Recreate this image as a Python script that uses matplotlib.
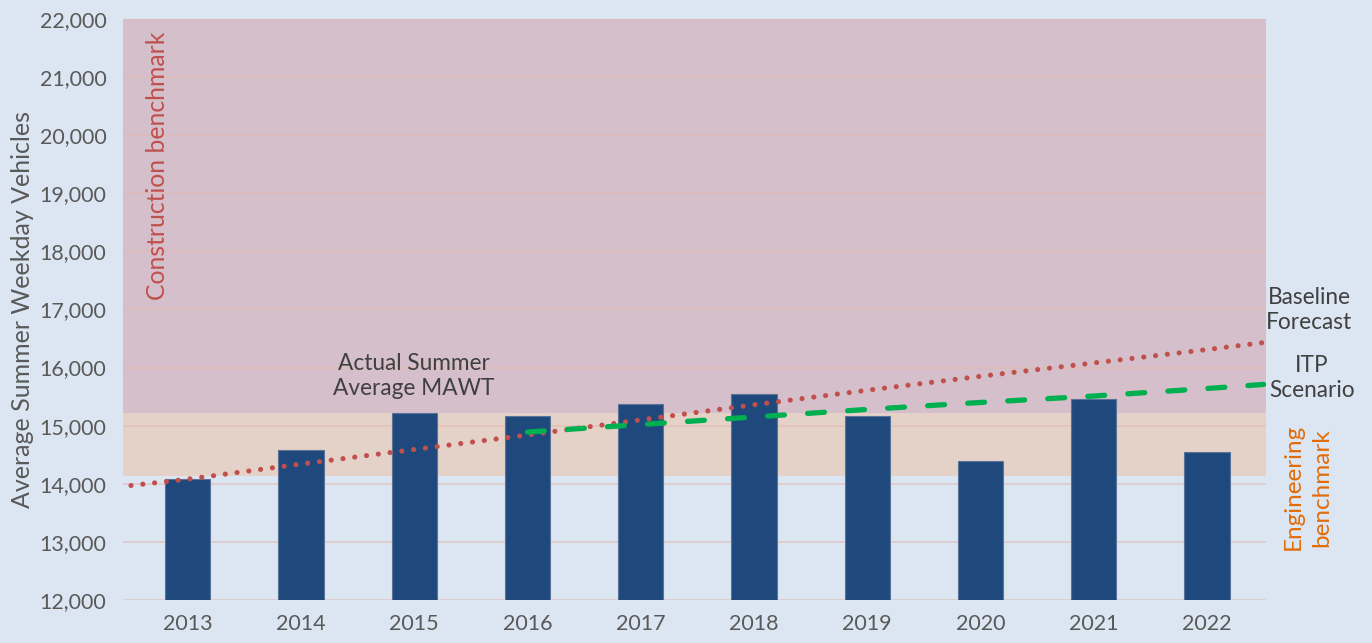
import matplotlib
matplotlib.use("Agg")
import matplotlib.pyplot as plt
import numpy as np

plt.rcParams['font.family'] = ['Lato', 'DejaVu Sans']

years = [2013, 2014, 2015, 2016, 2017, 2018, 2019, 2020, 2021, 2022]
actual = [14090, 14575, 15210, 15160, 15380, 15550, 15170, 14390, 15460, 14555]

baseline_years = [2012.5, 2013, 2014, 2015, 2016, 2017, 2018, 2019, 2020, 2021, 2022, 2022.5]
baseline = [13970, 14080, 14340, 14590, 14840, 15100, 15360, 15610, 15850, 16080, 16310, 16430]

itp_years = [2016, 2017, 2018, 2019, 2020, 2021, 2022, 2022.5]
itp = [14890, 15020, 15150, 15280, 15400, 15510, 15640, 15710]

engineering_band = (14130, 15210)
construction_band = (15210, 22000)
yticks = [12000, 13000, 14000, 15000, 16000, 17000, 18000, 19000, 20000, 21000, 22000]

bg = '#DCE6F2'
fig = plt.figure(figsize=(13.72, 6.43), dpi=100, facecolor=bg)
ax = fig.add_axes([0.0897, 0.0669, 0.9227 - 0.0897, 0.9705 - 0.0669])
ax.set_facecolor(bg)

ax.axhspan(*engineering_band, color='#E4D2C8', zorder=0, lw=0)
ax.axhspan(*construction_band, color='#D5BFCA', zorder=0, lw=0)

for yv in yticks:
    ax.axhline(yv, color='#E2B7AE', alpha=0.55, lw=1.3, zorder=0.5)

ax.bar(years, actual, width=0.40, bottom=0, color='#1F497D', edgecolor='#5A7399',
       linewidth=0.8, zorder=2)

ax.plot(baseline_years, baseline, color='#C0504D', lw=3.7, linestyle=(0, (0.01, 2.3)),
        dash_capstyle='round', zorder=3)
ax.plot(itp_years, itp, color='#00B050', lw=3.8, linestyle=(0, (3.2, 4.4)),
        dash_capstyle='round', zorder=3)

ax.set_xlim(2012.43, 2022.52)
ax.set_ylim(12000, 22000)
ax.set_yticks(yticks)
ax.set_yticklabels([f"{v:,}" for v in yticks])
ax.set_xticks(years)
ax.set_xticklabels([str(y) for y in years])
ax.tick_params(axis='both', length=0, labelsize=15.5, colors='#595959')
ax.tick_params(axis='y', pad=12)
ax.tick_params(axis='x', pad=10)
for s in ax.spines.values():
    s.set_visible(False)

ax.set_ylabel('Average Summer Weekday Vehicles', fontsize=18, color='#595959', labelpad=4)

ax.text(2012.73, 21780, 'Construction benchmark', rotation=90, ha='center', va='top',
        fontsize=17.8, color='#C0504D', zorder=4)
ax.text(2015, 15860, 'Actual Summer\nAverage MAWT', ha='center', va='center',
        fontsize=16.3, color='#404040', linespacing=1.25, zorder=4)

ax.text(1.0376, 0.499, 'Baseline\nForecast', transform=ax.transAxes, ha='center', va='center',
        fontsize=16.3, color='#404040', linespacing=1.25)
ax.text(1.040, 0.382, 'ITP\nScenario', transform=ax.transAxes, ha='center', va='center',
        fontsize=16.3, color='#404040', linespacing=1.25)
ax.text(1.036, 0.194, 'Engineering\nbenchmark', transform=ax.transAxes, ha='center', va='center',
        rotation=90, fontsize=17.5, color='#E36C09', linespacing=1.45)

fig.savefig('out.png', dpi=100, facecolor=bg)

........

## Instructions for the task
Begin at the first line of the data above and repeat each line exactly, stopping after the line containing "plt.rcParams['font.family'] = ['Lato', 'DejaVu". Omit the pictures.

## Completed exercise
Recreate this image as a Python script that uses matplotlib.
import matplotlib
matplotlib.use("Agg")
import matplotlib.pyplot as plt
import numpy as np

plt.rcParams['font.family'] = ['Lato', 'DejaVu Sans']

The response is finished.